Every now and then the driver would get out and adjust something. Filling the burner was done at the depot, mainly wood.
Occasionally I saw them used later on on trucks and even one used in the good land of Oz not that long ago.
Must be the same process used to make charcoal, difference being the desired end products

One winter when there was snow and ice over all the roads I once, sitting on my sledge, held on to one of those trailers and let myself be pulled through the whole city, hooking off when I was home again!
I tried it later again, but the drivers were warned.

and:

Re-reading Garry's e-mail it suddenly hit me that the whole proces of wood gassing was so primitive and simple it must have been economical!
Wood, or anything that will burn well enough is gassed and the volatile fumes drive a motor, or heats dirctly. Voila, you have your energy. Not only that you have charcoal as residue.
Every conversion costs energy, every transport costs energy, so take the shortest route.
Might thinking about the Stirling Motor be a good thing too?

David replied:

A couple of years ago ( sorry I can't be more precise, the years tend to merge after a while) there was a feature article in one of the Saturday papers about a person driving such a vehicle around the Northern Territory. He had what looked like a large port-a- gas bottle mounted on his back bumper(if I recollect correctly) which was his gas making plant.
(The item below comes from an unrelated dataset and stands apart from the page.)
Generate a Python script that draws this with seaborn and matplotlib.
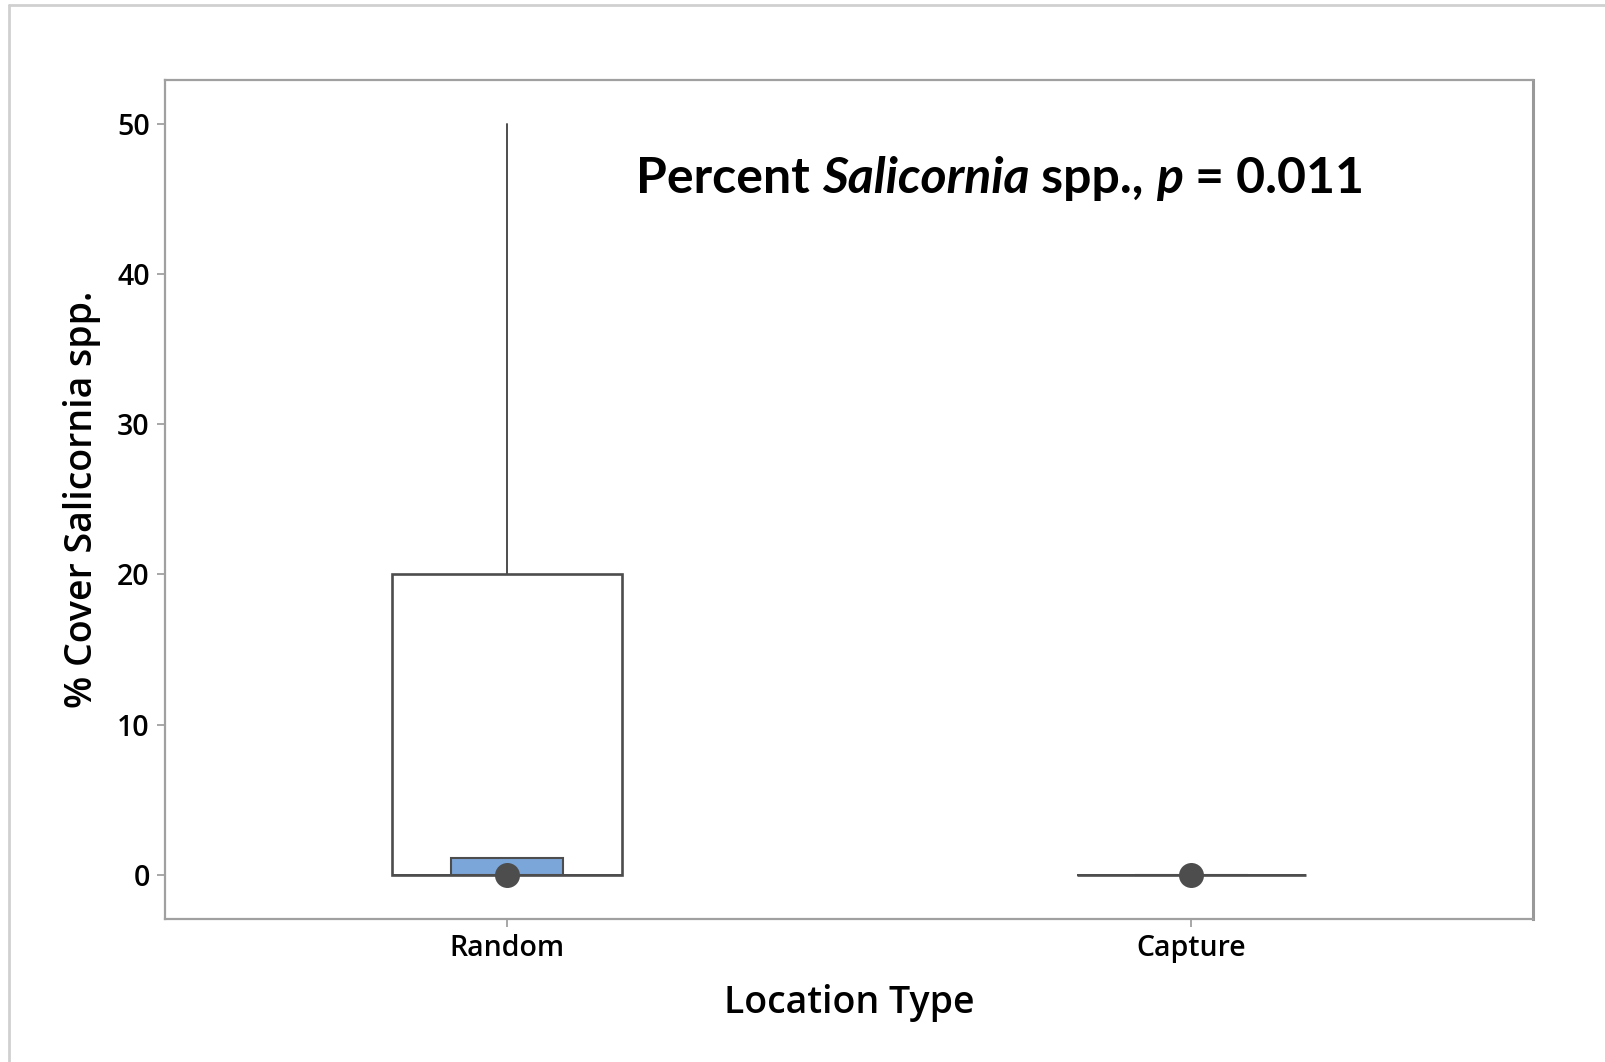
"""Percent Salicornia spp. cover by location type (Minitab-style boxplot)"""
import matplotlib
matplotlib.use("Agg")
import matplotlib.pyplot as plt
import seaborn as sns
from matplotlib.lines import Line2D
from matplotlib.offsetbox import TextArea, HPacker, AnchoredOffsetbox

# ─── data ───
location = ["Random", "Capture"]
q1 = [0, 0]
median = [0, 0]
q3 = [20, 0]
whisker_low = [0, 0]
whisker_high = [50, 0]
median_ci_low = [0, 0]
median_ci_high = [1.1, 0]
y_ticks = [0, 10, 20, 30, 40, 50]

EDGE = "#4d4d4d"
FRAME = "#a0a0a0"
BLUE = "#7ba6da"

sns.set_style("white")
plt.rcParams["font.family"] = ["Open Sans", "DejaVu Sans"]
plt.rcParams["text.color"] = "black"
plt.rcParams["axes.labelcolor"] = "black"

fig = plt.figure(figsize=(16.06, 10.62), dpi=100)
ax = fig.add_axes([0.1027, 0.1347, 0.852, 0.79])

# boxes from the summary statistics
stats = []
for i, name in enumerate(location):
    stats.append({"label": name, "q1": q1[i], "med": median[i], "q3": q3[i],
                  "whislo": whisker_low[i], "whishi": whisker_high[i], "fliers": []})
ax.bxp(stats, positions=range(len(location)), widths=0.335,
       showfliers=False, showcaps=False, patch_artist=True,
       boxprops=dict(facecolor="white", edgecolor=EDGE, linewidth=1.9),
       whiskerprops=dict(color=EDGE, linewidth=1.4),
       medianprops=dict(color=EDGE, linewidth=1.4), zorder=2)

# confidence interval for the median
ci_height = [hi - lo for hi, lo in zip(median_ci_high, median_ci_low)]
ax.bar(range(len(location)), ci_height, bottom=median_ci_low, width=0.165,
       color=BLUE, edgecolor=EDGE, linewidth=1.5, zorder=3)

# median symbol
sns.stripplot(x=location, y=median, ax=ax, jitter=False, size=18,
              color=EDGE, linewidth=0, zorder=5)

ax.set_xlim(-0.5, 1.5)
ax.set_ylim(-2.93, 52.9)
ax.set_yticks(y_ticks)
ax.set_xticks(range(len(location)))
ax.set_xticklabels(location)

for side, sp in ax.spines.items():
    sp.set_visible(True)
    sp.set_color(FRAME)
    sp.set_linewidth(1.6)
ax.spines["right"].set_linewidth(2.2)
ax.spines["right"].set_color("#999999")

ax.tick_params(axis="both", direction="out", length=6, width=1.3, color=FRAME,
               labelsize=20.5, labelcolor="black", pad=5, left=True, bottom=True)
for lab in ax.get_xticklabels() + ax.get_yticklabels():
    lab.set_fontweight("semibold")

ax.set_xlabel("Location Type", fontsize=27, fontweight="semibold", labelpad=15,
              color="black")
ax.set_ylabel("% Cover Salicornia spp.", fontsize=27, fontweight="semibold",
              color="black")
ax.yaxis.set_label_coords(-0.047, 0.5)

# title with italic pieces
title_font = ["Lato", "DejaVu Sans"]
pieces = [("Percent ", "normal"), ("Salicornia", "italic"), (" spp., ", "normal"),
          ("p", "italic"), (" = 0.011", "normal")]
areas = [TextArea(txt, textprops=dict(family=title_font, fontsize=36, fontweight="bold",
                                      fontstyle=st, color="black"))
         for txt, st in pieces]
pack = HPacker(children=areas, align="baseline", pad=0, sep=0)
box = AnchoredOffsetbox(loc="lower left", child=pack, pad=0, borderpad=0, frameon=False,
                        bbox_to_anchor=(0.396, 0.811), bbox_transform=fig.transFigure)
fig.add_artist(box)

# light outer frame (top and left edges)
fig.add_artist(Line2D([0.0056, 1.0], [0.995, 0.995], color="#d0d0d0", linewidth=2,
                      transform=fig.transFigure))
fig.add_artist(Line2D([0.0056, 0.0056], [0.0, 0.995], color="#d0d0d0", linewidth=2,
                      transform=fig.transFigure))

fig.savefig("out.png", dpi=100)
According to the article, and obviously one must take into account journalistic licence, the owner simply chopped up wood from the side of the road and used it as his fuel. Also it stated that a few kilos of wood was enough for a hundred kilometres.(I take this with a considerable skerrick of sodium chloride). The article may be available on the archive- we mainly get the "Sydney Morning Herald".

Pedant mode. Shouldn't it be alternative biofuels? Or were you planning on using a different fuel every second day?